Fantastic Beasts: The Crimes of Grindelwald gives fans of the wizarding world an insight into the world before the boy who lived. J.K. Rowling’s old-school cinematic world building, exploring many serious, moralistic themes, explored through an epic, classic battle between good and evil to make them accessible for all ages.
This film gives an insight into the cruel darkness Grindelwald inflicted on the magical world several years ago. While the Fantastic Beasts and Where to Find Them film made in 2016 set up a good foundation for the world, Rowling, who wrote both of the screenplays, put more emphasis on elements this world to make it more heart pounding and thought-provoking to the audiences.
The director David Yates, who directed the last four Harry Potter films and he was able to inflict the same darkness and the feel of an imminent threat onto this world as well. This darkness and threat are reflected by a great deal of the film are focused on members of Hogwarts’ Slytherin house. It has been known that Slytherin house, though members are not always cruel, do believe superiority lies with pureblooded wizards and witches. This is reflected in this film as Grindelwald has the same notion and hopes to spread destruction across the magic and non-magic world in order to achieve her goal.
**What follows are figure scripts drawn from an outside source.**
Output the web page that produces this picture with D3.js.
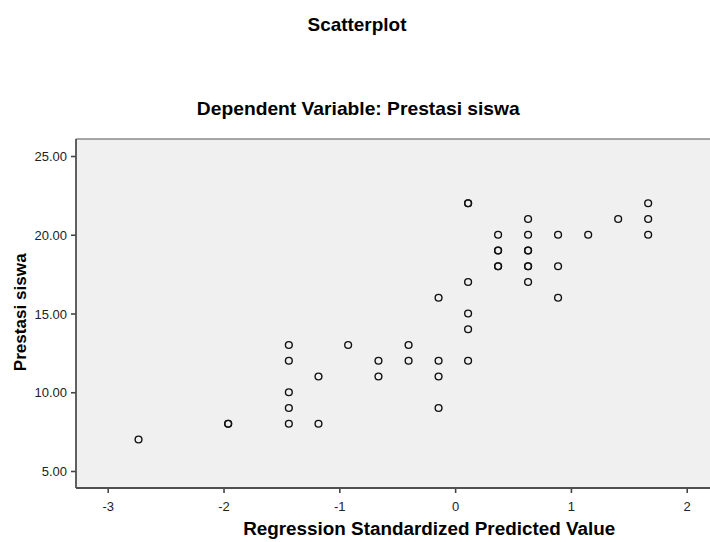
<!DOCTYPE html>
<html>
<head>
<meta charset="utf-8">
<script src="https://cdn.jsdelivr.net/npm/d3@7"></script>
<style>
  html, body { margin: 0; padding: 0; background: #fff; }
  svg { display: block; }
  text { font-family: "Liberation Sans", Arial, sans-serif; }
</style>
</head>
<body>
<div id="chart"></div>
<script>
// ---- data ----
const predicted = [
  -2.734, -1.96, -1.96,
  -1.436, -1.436, -1.436, -1.436, -1.436,
  -1.18, -1.18,
  -0.924,
  -0.662, -0.662,
  -0.402, -0.402,
  -0.143, -0.143, -0.143, -0.143,
  0.112, 0.112, 0.112, 0.112, 0.112, 0.112,
  0.371, 0.371, 0.371, 0.371, 0.371,
  0.63, 0.63, 0.63, 0.63, 0.63, 0.63, 0.63,
  0.889, 0.889, 0.889,
  1.149,
  1.408,
  1.667, 1.667, 1.667
];
const prestasi = [
  7, 8, 8,
  13, 12, 10, 9, 8,
  11, 8,
  13,
  12, 11,
  13, 12,
  16, 12, 11, 9,
  22, 22, 17, 15, 14, 12,
  20, 19, 19, 18, 18,
  21, 20, 19, 19, 18, 18, 17,
  20, 18, 16,
  20,
  21,
  22, 21, 20
];
const xTicks = [-3, -2, -1, 0, 1, 2];
const yTicks = [5, 10, 15, 20, 25];
const titleText = "Scatterplot";
const subtitleText = "Dependent Variable: Prestasi siswa";
const xTitleText = "Regression Standardized Predicted Value";
const yTitleText = "Prestasi siswa";

// ---- layout ----
const W = 710, H = 542;
const plot = { left: 76, top: 139, right: 710, bottom: 488 };

const svg = d3.select("#chart").append("svg")
  .attr("width", W).attr("height", H);

const x = d3.scaleLinear().domain([-3.274, 2.201]).range([plot.left, plot.right]);
const y = d3.scaleLinear().domain([3.92, 26.08]).range([plot.bottom, plot.top]);

// background
svg.append("rect")
  .attr("x", plot.left).attr("y", plot.top)
  .attr("width", plot.right - plot.left).attr("height", plot.bottom - plot.top)
  .attr("fill", "#f0f0f0");

// top border
svg.append("line")
  .attr("x1", plot.left).attr("x2", plot.right)
  .attr("y1", plot.top).attr("y2", plot.top)
  .attr("stroke", "#8a8a8a").attr("stroke-width", 1.5);

// axes
const xAxis = d3.axisBottom(x).tickValues(xTicks).tickSize(5).tickPadding(4)
  .tickFormat(d => String(d));
const yAxis = d3.axisLeft(y).tickValues(yTicks).tickSize(5).tickPadding(4)
  .tickFormat(d => d.toFixed(2));

const gx = svg.append("g").attr("transform", `translate(0,${plot.bottom})`).call(xAxis);
const gy = svg.append("g").attr("transform", `translate(${plot.left},0)`).call(yAxis);

[gx, gy].forEach(g => {
  g.select(".domain").remove();
  g.selectAll(".tick line").attr("stroke", "#444").attr("stroke-width", 1.6);
  g.selectAll(".tick text")
    .attr("fill", "#222")
    .style("font-family", "'Liberation Sans', Arial, sans-serif")
    .style("font-size", "13px");
});
gx.selectAll(".tick text").attr("dy", "1.05em");
gy.selectAll(".tick text").attr("dy", "0.36em");

// axis lines (left and bottom)
svg.append("line")
  .attr("x1", plot.left).attr("x2", plot.left)
  .attr("y1", plot.top).attr("y2", plot.bottom)
  .attr("stroke", "#505050").attr("stroke-width", 1.8);
svg.append("line")
  .attr("x1", plot.left).attr("x2", plot.right)
  .attr("y1", plot.bottom).attr("y2", plot.bottom)
  .attr("stroke", "#505050").attr("stroke-width", 1.8);

// points
const pts = predicted.map((v, i) => ({ v, p: prestasi[i] }));
svg.append("g").selectAll("circle").data(pts).enter().append("circle")
  .attr("cx", d => x(d.v))
  .attr("cy", d => y(d.p))
  .attr("r", 3.4)
  .attr("fill", "none")
  .attr("stroke", "#111")
  .attr("stroke-width", 1.4);

// text helper that fits a given width
function fitText(sel, targetWidth, base) {
  sel.style("font-size", base + "px");
  const w = sel.node().getComputedTextLength();
  sel.style("font-size", (base * targetWidth / w).toFixed(2) + "px");
  return sel;
}

fitText(svg.append("text").text(titleText)
  .attr("x", 357).attr("y", 30.5).attr("text-anchor", "middle")
  .attr("font-weight", "bold").attr("fill", "#000"), 99, 16);

fitText(svg.append("text").text(subtitleText)
  .attr("x", 358.3).attr("y", 115).attr("text-anchor", "middle")
  .attr("font-weight", "bold").attr("fill", "#000"), 323, 16);

fitText(svg.append("text").text(xTitleText)
  .attr("x", 429.2).attr("y", 535).attr("text-anchor", "middle")
  .attr("font-weight", "bold").attr("fill", "#000"), 372, 18);

fitText(svg.append("text").text(yTitleText)
  .attr("transform", "translate(26,312.3) rotate(-90)")
  .attr("text-anchor", "middle")
  .attr("font-weight", "bold").attr("fill", "#000"), 118, 17);
</script>
</body>
</html>
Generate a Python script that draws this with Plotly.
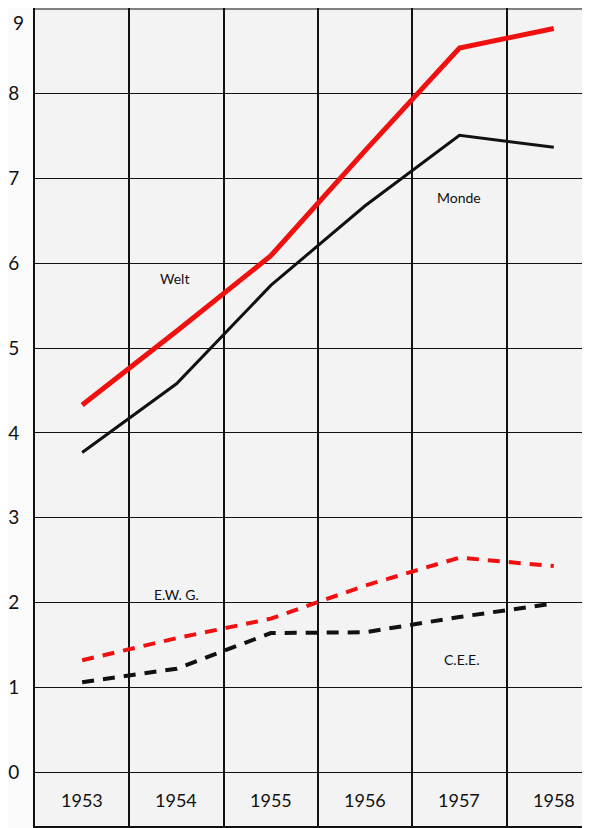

“The Crimes of Grindelwald” is about much more than its predecessor, but the events which happen in order to stop Grindelwald. This encourages are a more in-depth world-building technique with a stronger narrative. This also influences the positive growth of characters and creatures of the previous film such as Newt Scamander (Eddie Redmayne) still to have a promising romance with the sweet but skittish auror Tina Goldstein (Katherine Waterston). Then there’s the relationship between Tina’s ditzy legilimence sister, Queenie (Alison Sudol) and her lovable lug of a Muggle boyfriend, Jacob (Dan Fogler) and how they keep their relationship a secret.
Then there is the story of tormented Credence Barebone (Ezra Miller), who survived the battle of the last film and goes in search of his true identity. Grindelwald uses this weakness in Credence to his advantage, twists the circumstances to his advantage and to form him into a weapon to use against the one person who will threaten his evil scheme, a young Abus Dumbledore (Jude Law).
The film begins with the dreaded dark wizard Gellert Grindelwald (Johnny Depp) who was imprisoned at the end of the previous film is being transferred from the United States to England a staging a daring prison escape on a dark and stormy night of the opening sequence. This then is followed by an urgent search for him as both wizarding communities are well aware of his evil conquest, gathering all the pureblooded wizards from around the world and rule over all non-magical people. The magical law enforcement knew of these plans and urgently acted for his recapture.
“The Crimes of Grindelwald” has a chilling dark nature to it as Grindelwald’s intentions are shown and he puts his plan into action. Depp plays Grindelwald is a dark, threatening and weird presence in every scene he is in. In my opinion, Depp brings traits of his previously played roles in the Tim Burton films into this role of Gellert Grindelwald in this film, creating an ominous presence in every scene he is in.
Audience’s refocuses on Newt Scamander (Eddie Redmayne), the perennially twitchy, mannered young person who was the main character in the last film when a young, dashing Albus Dumbledore (Jude Law), seeks him out and asks him to take time away from his many cuddly and crawly critters to track down Grindelwald. When Newt questions the reason why Dumbledore can’t do it himself but the Hogwarts headmaster expresses the difficulties of doing it, leaving some of Newt’s questions unanswered and therefore leaving audiences on the edge of their seats, wanting to know more.
This second instalment of the Fantastic Beasts series has a more captivating storyline with new and original characters. Fantastic Beasts succeeds on putting a new twist onto the wizarding world we have all come to love, taking advantage of all visual and special effects technology to enhance the beloved creatures from the wizarding world and be able to give these wonderful creatures their own little personalities within the films.
In my opinion as an avid follower of all the Harry Potter films and now the Fantastic Beasts series, I feel that “The Crimes of Grindelwald” is able to restore some of the original magic and made subtle references within the film such as our visits to Hogwarts and the presence of a young, dashing Albus Dumbledore and the mention of Albus’s old friend, Nicolas Flamel, the film is also able to create a world with its own defined signature on the wizarding world, opening the door wide for any future, more exciting instalments!